→ Objective: Your output is the lines from the first one to the one containing "return Path(c.vertices *", repeated exactly, with images left out.

→ Records shown:
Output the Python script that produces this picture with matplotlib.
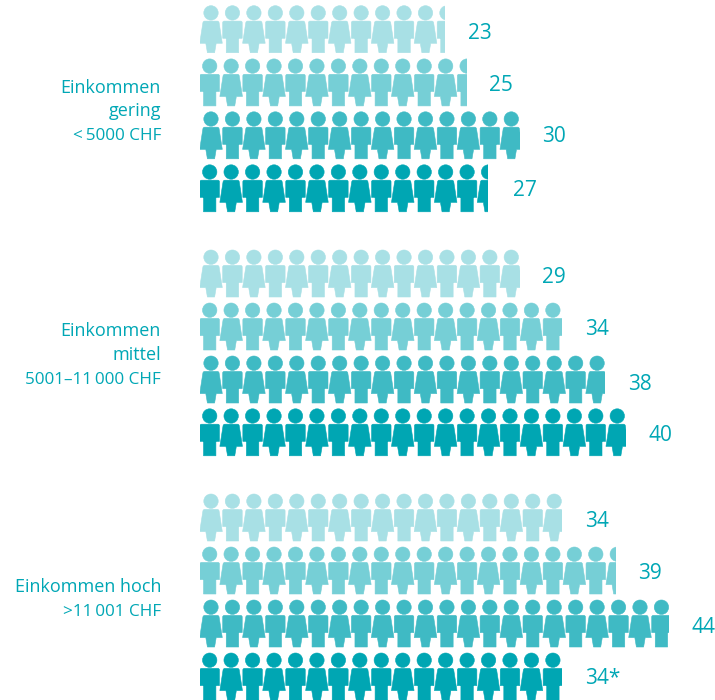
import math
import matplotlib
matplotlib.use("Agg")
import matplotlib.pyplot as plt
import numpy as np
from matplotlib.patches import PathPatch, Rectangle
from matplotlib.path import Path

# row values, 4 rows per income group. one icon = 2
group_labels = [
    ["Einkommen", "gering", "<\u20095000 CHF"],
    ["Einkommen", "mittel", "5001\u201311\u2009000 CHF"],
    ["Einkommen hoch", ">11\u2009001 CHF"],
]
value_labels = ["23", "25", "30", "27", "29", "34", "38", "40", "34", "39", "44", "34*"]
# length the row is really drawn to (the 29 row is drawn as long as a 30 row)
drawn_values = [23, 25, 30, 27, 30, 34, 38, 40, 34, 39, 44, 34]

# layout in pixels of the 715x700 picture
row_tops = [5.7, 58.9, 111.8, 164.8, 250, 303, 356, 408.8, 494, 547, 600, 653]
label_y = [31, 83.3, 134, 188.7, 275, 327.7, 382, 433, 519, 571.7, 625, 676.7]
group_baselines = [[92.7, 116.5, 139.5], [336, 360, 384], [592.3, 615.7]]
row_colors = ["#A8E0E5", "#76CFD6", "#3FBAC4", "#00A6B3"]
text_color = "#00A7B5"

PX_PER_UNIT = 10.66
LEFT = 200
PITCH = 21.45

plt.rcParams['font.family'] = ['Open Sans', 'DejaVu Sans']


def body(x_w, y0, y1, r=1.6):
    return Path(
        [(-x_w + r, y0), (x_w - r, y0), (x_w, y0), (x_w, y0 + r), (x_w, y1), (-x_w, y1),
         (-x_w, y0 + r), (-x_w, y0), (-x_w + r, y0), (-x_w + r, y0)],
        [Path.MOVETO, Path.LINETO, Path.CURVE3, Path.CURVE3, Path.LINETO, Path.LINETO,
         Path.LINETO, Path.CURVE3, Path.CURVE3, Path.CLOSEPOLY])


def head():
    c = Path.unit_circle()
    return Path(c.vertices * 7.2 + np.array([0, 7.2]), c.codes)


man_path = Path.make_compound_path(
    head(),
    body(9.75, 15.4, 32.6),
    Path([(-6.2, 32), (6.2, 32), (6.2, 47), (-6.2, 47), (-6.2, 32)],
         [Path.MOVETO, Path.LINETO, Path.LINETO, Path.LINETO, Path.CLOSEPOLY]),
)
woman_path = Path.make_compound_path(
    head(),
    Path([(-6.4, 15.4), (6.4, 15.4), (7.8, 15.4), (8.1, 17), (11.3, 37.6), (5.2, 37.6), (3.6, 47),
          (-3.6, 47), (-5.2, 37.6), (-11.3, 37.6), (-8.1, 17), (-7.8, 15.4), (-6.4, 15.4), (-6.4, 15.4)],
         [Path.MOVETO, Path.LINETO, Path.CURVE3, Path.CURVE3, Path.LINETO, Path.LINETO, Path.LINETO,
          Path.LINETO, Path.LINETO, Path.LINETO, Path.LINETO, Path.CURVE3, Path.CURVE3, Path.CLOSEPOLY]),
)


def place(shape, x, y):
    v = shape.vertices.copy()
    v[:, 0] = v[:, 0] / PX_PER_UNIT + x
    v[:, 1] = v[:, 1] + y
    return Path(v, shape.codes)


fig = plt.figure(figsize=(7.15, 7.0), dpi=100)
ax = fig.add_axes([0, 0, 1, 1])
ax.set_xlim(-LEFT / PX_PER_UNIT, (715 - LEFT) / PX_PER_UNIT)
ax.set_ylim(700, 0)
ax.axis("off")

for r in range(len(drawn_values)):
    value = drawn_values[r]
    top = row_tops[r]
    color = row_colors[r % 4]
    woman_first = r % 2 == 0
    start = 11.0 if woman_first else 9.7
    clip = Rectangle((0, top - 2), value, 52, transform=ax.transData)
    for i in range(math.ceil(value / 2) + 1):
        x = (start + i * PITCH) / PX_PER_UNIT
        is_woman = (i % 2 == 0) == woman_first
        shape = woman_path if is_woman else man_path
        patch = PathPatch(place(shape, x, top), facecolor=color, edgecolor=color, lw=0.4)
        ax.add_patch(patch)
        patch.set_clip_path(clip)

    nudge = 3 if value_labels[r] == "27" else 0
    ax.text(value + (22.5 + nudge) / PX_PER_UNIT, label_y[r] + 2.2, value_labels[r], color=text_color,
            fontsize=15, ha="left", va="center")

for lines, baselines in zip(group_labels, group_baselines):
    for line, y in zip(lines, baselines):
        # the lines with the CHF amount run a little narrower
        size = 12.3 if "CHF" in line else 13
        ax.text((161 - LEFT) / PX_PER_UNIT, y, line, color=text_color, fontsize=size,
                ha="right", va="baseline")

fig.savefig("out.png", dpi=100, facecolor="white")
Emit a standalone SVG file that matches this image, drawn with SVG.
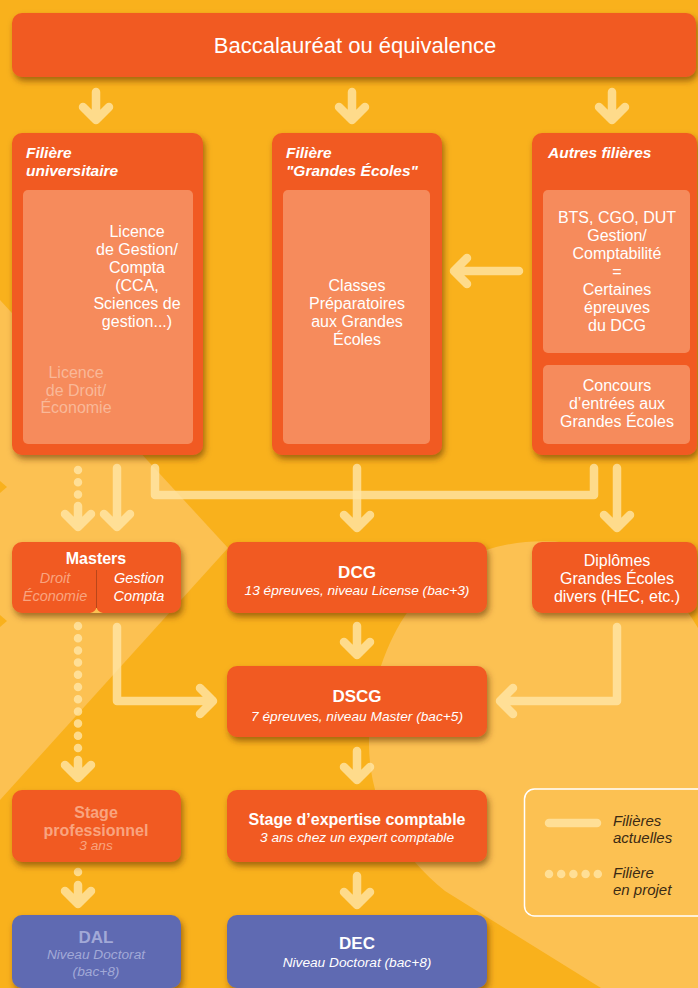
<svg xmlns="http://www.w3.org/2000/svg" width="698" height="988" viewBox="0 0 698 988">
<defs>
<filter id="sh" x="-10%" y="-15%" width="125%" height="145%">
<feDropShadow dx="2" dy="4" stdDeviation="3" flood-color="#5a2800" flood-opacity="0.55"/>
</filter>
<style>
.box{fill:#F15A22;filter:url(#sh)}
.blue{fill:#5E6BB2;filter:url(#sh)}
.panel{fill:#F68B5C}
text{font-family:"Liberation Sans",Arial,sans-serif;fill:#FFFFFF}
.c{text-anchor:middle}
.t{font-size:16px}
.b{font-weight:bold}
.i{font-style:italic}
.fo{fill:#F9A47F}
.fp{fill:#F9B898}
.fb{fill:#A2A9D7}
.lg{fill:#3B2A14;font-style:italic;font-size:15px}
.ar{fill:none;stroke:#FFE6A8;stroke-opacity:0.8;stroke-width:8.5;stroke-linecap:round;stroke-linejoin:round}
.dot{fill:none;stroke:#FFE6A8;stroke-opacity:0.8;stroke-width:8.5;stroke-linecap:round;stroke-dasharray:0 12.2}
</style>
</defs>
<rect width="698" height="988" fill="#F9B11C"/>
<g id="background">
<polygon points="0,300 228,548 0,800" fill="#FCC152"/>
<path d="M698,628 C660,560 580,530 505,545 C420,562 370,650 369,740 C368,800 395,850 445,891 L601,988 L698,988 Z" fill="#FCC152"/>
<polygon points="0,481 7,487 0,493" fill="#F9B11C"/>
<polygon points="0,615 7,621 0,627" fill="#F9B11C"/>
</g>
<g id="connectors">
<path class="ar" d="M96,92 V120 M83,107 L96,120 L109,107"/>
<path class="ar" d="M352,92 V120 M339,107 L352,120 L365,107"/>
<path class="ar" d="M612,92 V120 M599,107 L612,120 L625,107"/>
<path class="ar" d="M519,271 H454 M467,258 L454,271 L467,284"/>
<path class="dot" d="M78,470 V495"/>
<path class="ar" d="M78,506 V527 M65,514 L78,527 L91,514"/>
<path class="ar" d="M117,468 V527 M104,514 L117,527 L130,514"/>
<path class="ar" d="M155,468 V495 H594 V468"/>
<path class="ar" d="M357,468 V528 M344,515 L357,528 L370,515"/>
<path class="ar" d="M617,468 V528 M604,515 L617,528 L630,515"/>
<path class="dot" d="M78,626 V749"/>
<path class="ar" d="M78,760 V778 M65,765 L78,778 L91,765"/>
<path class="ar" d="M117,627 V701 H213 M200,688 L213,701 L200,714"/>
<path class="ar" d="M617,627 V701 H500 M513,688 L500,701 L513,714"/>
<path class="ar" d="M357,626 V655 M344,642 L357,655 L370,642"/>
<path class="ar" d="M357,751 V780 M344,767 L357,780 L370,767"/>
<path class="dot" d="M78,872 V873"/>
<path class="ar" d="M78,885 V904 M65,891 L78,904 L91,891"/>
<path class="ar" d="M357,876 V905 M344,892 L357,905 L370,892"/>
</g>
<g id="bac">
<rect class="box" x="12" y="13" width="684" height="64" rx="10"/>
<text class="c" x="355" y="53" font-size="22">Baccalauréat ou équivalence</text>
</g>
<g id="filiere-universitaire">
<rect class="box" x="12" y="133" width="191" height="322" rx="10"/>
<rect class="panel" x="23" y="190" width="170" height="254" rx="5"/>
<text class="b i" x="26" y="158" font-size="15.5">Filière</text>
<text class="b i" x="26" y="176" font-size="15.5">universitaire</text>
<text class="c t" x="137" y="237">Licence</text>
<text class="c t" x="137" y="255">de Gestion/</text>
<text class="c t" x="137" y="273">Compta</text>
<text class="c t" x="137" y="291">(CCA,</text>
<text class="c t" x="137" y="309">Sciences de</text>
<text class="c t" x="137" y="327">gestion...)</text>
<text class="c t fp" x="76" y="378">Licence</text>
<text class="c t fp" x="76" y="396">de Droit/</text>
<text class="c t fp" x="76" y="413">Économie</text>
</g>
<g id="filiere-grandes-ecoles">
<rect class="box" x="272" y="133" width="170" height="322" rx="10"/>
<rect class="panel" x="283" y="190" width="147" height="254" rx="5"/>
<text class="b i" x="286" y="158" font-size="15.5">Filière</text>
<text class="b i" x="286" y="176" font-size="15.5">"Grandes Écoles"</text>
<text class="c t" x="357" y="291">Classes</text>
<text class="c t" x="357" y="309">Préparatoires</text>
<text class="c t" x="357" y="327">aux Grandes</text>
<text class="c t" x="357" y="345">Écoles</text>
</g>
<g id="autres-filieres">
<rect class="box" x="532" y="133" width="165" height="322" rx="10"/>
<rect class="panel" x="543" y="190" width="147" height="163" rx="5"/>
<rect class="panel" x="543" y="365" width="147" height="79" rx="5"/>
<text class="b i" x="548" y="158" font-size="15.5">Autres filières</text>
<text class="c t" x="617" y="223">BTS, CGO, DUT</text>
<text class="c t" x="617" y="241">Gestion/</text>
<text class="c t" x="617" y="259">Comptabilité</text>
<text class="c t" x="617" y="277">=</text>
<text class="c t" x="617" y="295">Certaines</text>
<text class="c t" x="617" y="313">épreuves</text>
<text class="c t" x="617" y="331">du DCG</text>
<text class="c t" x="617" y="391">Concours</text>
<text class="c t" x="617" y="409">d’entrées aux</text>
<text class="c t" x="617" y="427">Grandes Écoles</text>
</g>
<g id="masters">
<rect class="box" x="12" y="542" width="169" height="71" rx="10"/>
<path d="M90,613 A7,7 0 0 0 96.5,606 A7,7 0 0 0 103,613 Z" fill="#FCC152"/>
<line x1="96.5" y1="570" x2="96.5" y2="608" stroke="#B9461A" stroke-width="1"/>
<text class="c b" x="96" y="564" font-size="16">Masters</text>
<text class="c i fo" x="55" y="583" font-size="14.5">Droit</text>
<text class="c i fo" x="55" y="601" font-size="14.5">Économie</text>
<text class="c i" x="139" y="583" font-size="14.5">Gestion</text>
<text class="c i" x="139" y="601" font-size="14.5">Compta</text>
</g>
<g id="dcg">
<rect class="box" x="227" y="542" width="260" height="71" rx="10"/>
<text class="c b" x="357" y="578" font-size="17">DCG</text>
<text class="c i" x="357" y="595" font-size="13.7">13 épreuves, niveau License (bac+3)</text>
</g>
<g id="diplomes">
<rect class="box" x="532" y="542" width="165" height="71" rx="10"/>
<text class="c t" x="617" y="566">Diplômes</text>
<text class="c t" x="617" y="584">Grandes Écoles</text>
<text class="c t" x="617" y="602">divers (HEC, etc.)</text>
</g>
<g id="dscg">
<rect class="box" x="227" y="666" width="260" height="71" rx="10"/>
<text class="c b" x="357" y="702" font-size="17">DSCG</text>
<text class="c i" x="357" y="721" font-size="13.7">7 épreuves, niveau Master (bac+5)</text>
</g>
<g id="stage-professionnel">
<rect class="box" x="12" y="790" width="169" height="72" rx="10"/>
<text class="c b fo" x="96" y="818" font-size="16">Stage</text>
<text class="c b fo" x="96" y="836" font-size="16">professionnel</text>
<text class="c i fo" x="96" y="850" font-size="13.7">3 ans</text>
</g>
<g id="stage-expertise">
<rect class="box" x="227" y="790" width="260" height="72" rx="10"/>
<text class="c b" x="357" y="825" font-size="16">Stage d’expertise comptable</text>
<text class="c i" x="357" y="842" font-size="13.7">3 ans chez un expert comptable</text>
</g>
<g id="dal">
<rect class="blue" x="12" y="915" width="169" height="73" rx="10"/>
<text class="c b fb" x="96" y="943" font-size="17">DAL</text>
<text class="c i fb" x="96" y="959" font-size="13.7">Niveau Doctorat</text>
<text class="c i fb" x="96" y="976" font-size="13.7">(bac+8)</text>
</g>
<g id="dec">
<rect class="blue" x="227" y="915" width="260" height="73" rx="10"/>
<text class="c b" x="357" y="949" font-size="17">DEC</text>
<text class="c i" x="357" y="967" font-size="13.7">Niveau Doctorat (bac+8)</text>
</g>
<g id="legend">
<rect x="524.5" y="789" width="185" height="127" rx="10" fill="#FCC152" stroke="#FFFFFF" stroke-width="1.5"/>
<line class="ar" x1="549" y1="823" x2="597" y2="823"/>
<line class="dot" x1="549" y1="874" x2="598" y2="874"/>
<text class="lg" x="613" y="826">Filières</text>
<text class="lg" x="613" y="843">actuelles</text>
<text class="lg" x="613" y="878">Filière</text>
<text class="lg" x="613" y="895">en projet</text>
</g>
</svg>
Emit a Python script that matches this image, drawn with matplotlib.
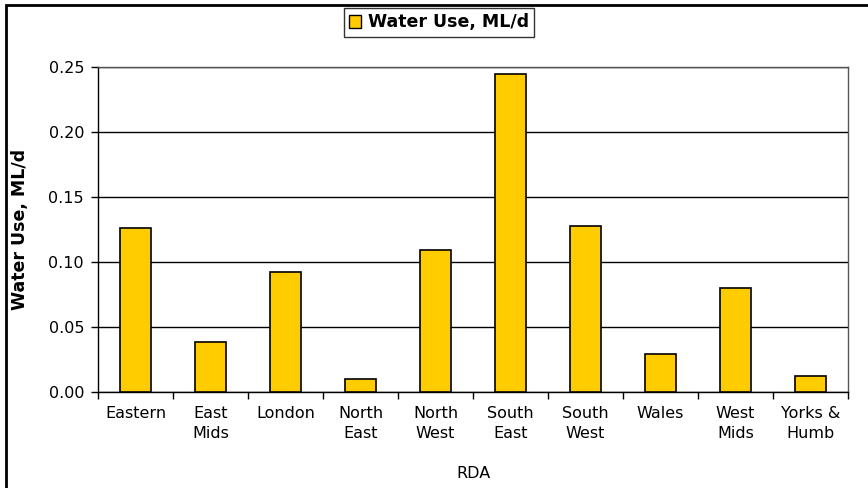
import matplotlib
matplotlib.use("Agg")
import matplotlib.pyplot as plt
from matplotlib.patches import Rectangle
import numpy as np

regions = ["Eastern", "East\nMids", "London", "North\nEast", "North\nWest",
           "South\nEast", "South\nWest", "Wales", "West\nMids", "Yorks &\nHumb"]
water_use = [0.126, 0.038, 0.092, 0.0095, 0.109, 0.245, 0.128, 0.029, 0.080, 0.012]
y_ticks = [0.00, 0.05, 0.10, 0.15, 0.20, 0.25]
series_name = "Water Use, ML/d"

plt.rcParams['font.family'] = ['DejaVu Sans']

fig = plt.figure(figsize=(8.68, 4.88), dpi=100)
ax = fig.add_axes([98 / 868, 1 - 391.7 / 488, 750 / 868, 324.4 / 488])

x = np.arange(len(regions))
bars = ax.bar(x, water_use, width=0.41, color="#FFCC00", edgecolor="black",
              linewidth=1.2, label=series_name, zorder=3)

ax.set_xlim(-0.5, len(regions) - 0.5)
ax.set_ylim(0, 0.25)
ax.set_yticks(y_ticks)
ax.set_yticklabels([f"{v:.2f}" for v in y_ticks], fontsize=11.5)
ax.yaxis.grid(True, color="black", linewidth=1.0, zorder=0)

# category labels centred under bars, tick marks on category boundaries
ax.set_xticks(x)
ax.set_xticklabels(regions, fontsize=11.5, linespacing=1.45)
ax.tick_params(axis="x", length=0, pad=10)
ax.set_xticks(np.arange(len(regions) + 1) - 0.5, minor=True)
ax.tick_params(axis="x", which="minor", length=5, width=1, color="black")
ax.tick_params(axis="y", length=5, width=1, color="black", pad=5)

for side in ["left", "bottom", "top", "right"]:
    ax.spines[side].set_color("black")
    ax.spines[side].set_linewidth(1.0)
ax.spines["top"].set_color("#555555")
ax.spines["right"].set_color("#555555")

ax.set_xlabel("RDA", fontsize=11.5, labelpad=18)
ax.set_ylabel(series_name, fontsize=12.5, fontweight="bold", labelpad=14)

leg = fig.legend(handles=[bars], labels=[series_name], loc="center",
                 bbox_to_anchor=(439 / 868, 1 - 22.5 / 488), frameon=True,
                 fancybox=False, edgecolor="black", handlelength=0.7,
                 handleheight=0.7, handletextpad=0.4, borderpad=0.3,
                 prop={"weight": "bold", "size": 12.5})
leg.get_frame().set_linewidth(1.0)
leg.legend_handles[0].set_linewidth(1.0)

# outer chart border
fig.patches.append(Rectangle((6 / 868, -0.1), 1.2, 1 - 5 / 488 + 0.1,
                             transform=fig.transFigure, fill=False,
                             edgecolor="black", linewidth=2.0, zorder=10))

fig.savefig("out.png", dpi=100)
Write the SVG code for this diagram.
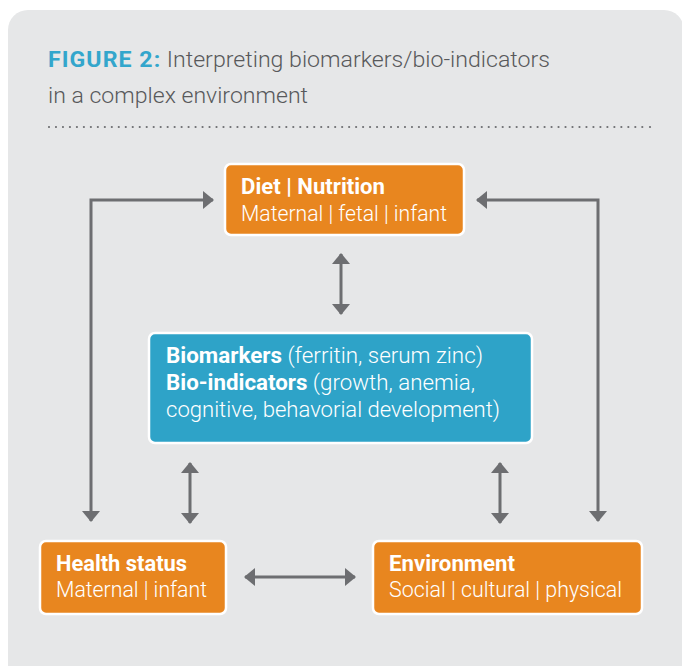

→ Problem solution:
Output the Python script that produces this picture with matplotlib.
import math
import matplotlib
matplotlib.use("Agg")
import matplotlib.pyplot as plt
import numpy as np
from matplotlib.patches import PathPatch, Rectangle
from matplotlib.path import Path

# row values, 4 rows per income group. one icon = 2
group_labels = [
    ["Einkommen", "gering", "<\u20095000 CHF"],
    ["Einkommen", "mittel", "5001\u201311\u2009000 CHF"],
    ["Einkommen hoch", ">11\u2009001 CHF"],
]
value_labels = ["23", "25", "30", "27", "29", "34", "38", "40", "34", "39", "44", "34*"]
# length the row is really drawn to (the 29 row is drawn as long as a 30 row)
drawn_values = [23, 25, 30, 27, 30, 34, 38, 40, 34, 39, 44, 34]

# layout in pixels of the 715x700 picture
row_tops = [5.7, 58.9, 111.8, 164.8, 250, 303, 356, 408.8, 494, 547, 600, 653]
label_y = [31, 83.3, 134, 188.7, 275, 327.7, 382, 433, 519, 571.7, 625, 676.7]
group_baselines = [[92.7, 116.5, 139.5], [336, 360, 384], [592.3, 615.7]]
row_colors = ["#A8E0E5", "#76CFD6", "#3FBAC4", "#00A6B3"]
text_color = "#00A7B5"

PX_PER_UNIT = 10.66
LEFT = 200
PITCH = 21.45

plt.rcParams['font.family'] = ['Open Sans', 'DejaVu Sans']


def body(x_w, y0, y1, r=1.6):
    return Path(
        [(-x_w + r, y0), (x_w - r, y0), (x_w, y0), (x_w, y0 + r), (x_w, y1), (-x_w, y1),
         (-x_w, y0 + r), (-x_w, y0), (-x_w + r, y0), (-x_w + r, y0)],
        [Path.MOVETO, Path.LINETO, Path.CURVE3, Path.CURVE3, Path.LINETO, Path.LINETO,
         Path.LINETO, Path.CURVE3, Path.CURVE3, Path.CLOSEPOLY])


def head():
    c = Path.unit_circle()
    return Path(c.vertices * 7.2 + np.array([0, 7.2]), c.codes)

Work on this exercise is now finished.